For Konen, one big takeaway from the trip was the success of the co-op model in west Texas. “They all work together for the good of the industry,” he said.
The education continued on the second day at the USDA-AMS Cotton Division cotton classing facility, followed by tours of peanut, cotton, organic cotton and vineyard operations at Seaton Farms and Birdsong Peanuts. The group also heard a presentation on how the Cotton Board’s producer- and importer-funded research and promotion program works.
“Cotton is the poster child for commodity identity,” said Greg Kessel, a Belfield, ND, producer, who visited cotton fields in the Southeast several years ago with the MCEP. “We all could learn a lot from what’s going on in cotton.”

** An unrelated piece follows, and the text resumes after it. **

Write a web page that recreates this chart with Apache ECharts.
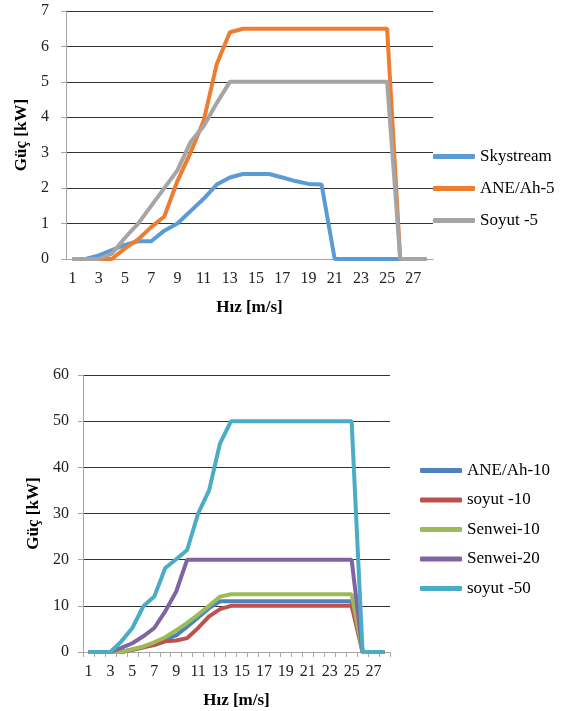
<!DOCTYPE html>
<html>
<head>
<meta charset="utf-8">
<script src="https://cdn.jsdelivr.net/npm/echarts@6/dist/echarts.min.js"></script>
<style>
  html, body { margin: 0; padding: 0; background: #fff; }
  #chart { width: 572px; height: 711px; }
</style>
</head>
<body>
<div id="chart"></div>
<script>
// wind speed categories (m/s)
const speeds = ["1","2","3","4","5","6","7","8","9","10","11","12","13","14","15","16","17","18","19","20","21","22","23","24","25","26","27","28"];

// top chart (kW)
const skystream = [0,0,0.1,0.25,0.4,0.5,0.5,0.8,1.0,1.35,1.7,2.1,2.3,2.4,2.4,2.4,2.3,2.2,2.12,2.1,0,0,0,0,0,0,0,0];
const aneAh5 = [0,0,0,0,0.3,0.55,0.9,1.2,2.2,3.0,3.9,5.5,6.4,6.5,6.5,6.5,6.5,6.5,6.5,6.5,6.5,6.5,6.5,6.5,6.5,0,0,0];
const soyut5 = [0,0,0,0.15,0.6,1.0,1.5,2.0,2.5,3.3,3.75,4.4,5,5,5,5,5,5,5,5,5,5,5,5,5,0,0,0];

// bottom chart (kW)
const aneAh10 = [0,0,0,0,0.5,1,2,2.8,3.6,5.5,7.5,9.5,11,11,11,11,11,11,11,11,11,11,11,11,11,0,0,0];
const soyut10 = [0,0,0,0,0.5,1,1.5,2.3,2.5,3.0,5.2,7.7,9.3,10,10,10,10,10,10,10,10,10,10,10,10,0,0,0];
const senwei10 = [0,0,0,0,0.6,1.2,2.1,3.2,4.7,6.3,8.1,10,12,12.5,12.5,12.5,12.5,12.5,12.5,12.5,12.5,12.5,12.5,12.5,12.5,0,0,0];
const senwei20 = [0,0,0,0.9,1.9,3.4,5.2,8.8,13.1,20,20,20,20,20,20,20,20,20,20,20,20,20,20,20,20,0,0,0];
const soyut50 = [0,0,0,2.3,5.2,9.9,12,18.2,20.1,22.1,30,35,45.2,50,50,50,50,50,50,50,50,50,50,50,50,0,0,0];

const font = "'Liberation Serif', 'Times New Roman', serif";

function xAxisFor(gridIndex, withTicks) {
  return {
    type: "category",
    gridIndex: gridIndex,
    data: speeds,
    boundaryGap: true,
    name: "Hız [m/s]",
    nameLocation: "middle",
    nameGap: 40,
    nameTextStyle: { fontFamily: font, fontSize: 17, fontWeight: "bold", color: "#000" },
    axisLine: { lineStyle: { color: "#a6a6a6", width: 1 } },
    axisTick: { show: withTicks, interval: 0, length: 5, lineStyle: { color: "#a6a6a6" } },
    axisLabel: { interval: 1, margin: 12, fontFamily: font, fontSize: 16, color: "#222" },
    splitLine: { show: false }
  };
}

function yAxisFor(gridIndex, max, interval, gap, margin) {
  return {
    type: "value",
    gridIndex: gridIndex,
    min: 0,
    max: max,
    interval: interval,
    name: "Güç [kW]",
    nameLocation: "middle",
    nameGap: gap,
    nameTextStyle: { fontFamily: font, fontSize: 17, fontWeight: "bold", color: "#000" },
    axisLine: { show: true, lineStyle: { color: "#a6a6a6", width: 1 } },
    axisTick: { show: true, length: 5, lineStyle: { color: "#a6a6a6" } },
    axisLabel: { margin: margin, fontFamily: font, fontSize: 16, color: "#222" },
    splitLine: { show: true, lineStyle: { color: "#333", width: 1 } }
  };
}

function line(name, data, color, axisIdx) {
  return {
    name: name,
    type: "line",
    xAxisIndex: axisIdx,
    yAxisIndex: axisIdx,
    data: data,
    showSymbol: false,
    symbol: "none",
    lineStyle: { color: color, width: 4 },
    itemStyle: { color: color },
    emphasis: { disabled: true }
  };
}

const chart = echarts.init(document.getElementById("chart"));
const option = {
  animation: false,
  backgroundColor: "#fff",
  grid: [
    { left: 66, top: 11, width: 367, height: 248 },
    { left: 83, top: 375, width: 307, height: 277 }
  ],
  xAxis: [xAxisFor(0, false), xAxisFor(1, true)],
  yAxis: [yAxisFor(0, 7, 1, 33, 17), yAxisFor(1, 60, 10, 40, 14)],
  legend: [
    {
      orient: "vertical",
      left: 428,
      top: 143,
      icon: "roundRect",
      itemWidth: 42,
      itemHeight: 5,
      itemGap: 15,
      textStyle: { fontFamily: font, fontSize: 17, color: "#000" },
      data: ["Skystream", "ANE/Ah-5", "Soyut -5"]
    },
    {
      orient: "vertical",
      left: 415,
      top: 457,
      icon: "roundRect",
      itemWidth: 42,
      itemHeight: 5,
      itemGap: 12.5,
      textStyle: { fontFamily: font, fontSize: 17, color: "#000" },
      data: ["ANE/Ah-10", "soyut -10", "Senwei-10", "Senwei-20", "soyut -50"]
    }
  ],
  series: [
    line("Skystream", skystream, "#5b9bd5", 0),
    line("ANE/Ah-5", aneAh5, "#ed7d31", 0),
    line("Soyut -5", soyut5, "#a5a5a5", 0),
    line("ANE/Ah-10", aneAh10, "#4f81bd", 1),
    line("soyut -10", soyut10, "#c0504d", 1),
    line("Senwei-10", senwei10, "#9bbb59", 1),
    line("Senwei-20", senwei20, "#8064a2", 1),
    line("soyut -50", soyut50, "#4bacc6", 1)
  ]
};
option && chart.setOption(option);
</script>
</body>
</html>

On the last day of the tour, the group learned about cotton merchandising at Plains Cotton Cooperative Association and cottonseed processing at PYCO Industries. They also heard about water rights from the High Plains Water District; cotton warehousing and shipping at Farmers Co-op Compress; and whole cottonseed use in rations at Red Rock Dairy in Amherst.
The tour concluded with a wine tasting at Caprock Winery in Lubbock.
The group raved about the differences and yet the similarities between regions of the country.
“Despite our differences in regions and crops, we’re all related,” Konen said.
“I knew that a cotton T-shirt felt good to wear from time to time,” added Dwight Little, a Teton, ID, producer. “Now, I know why.”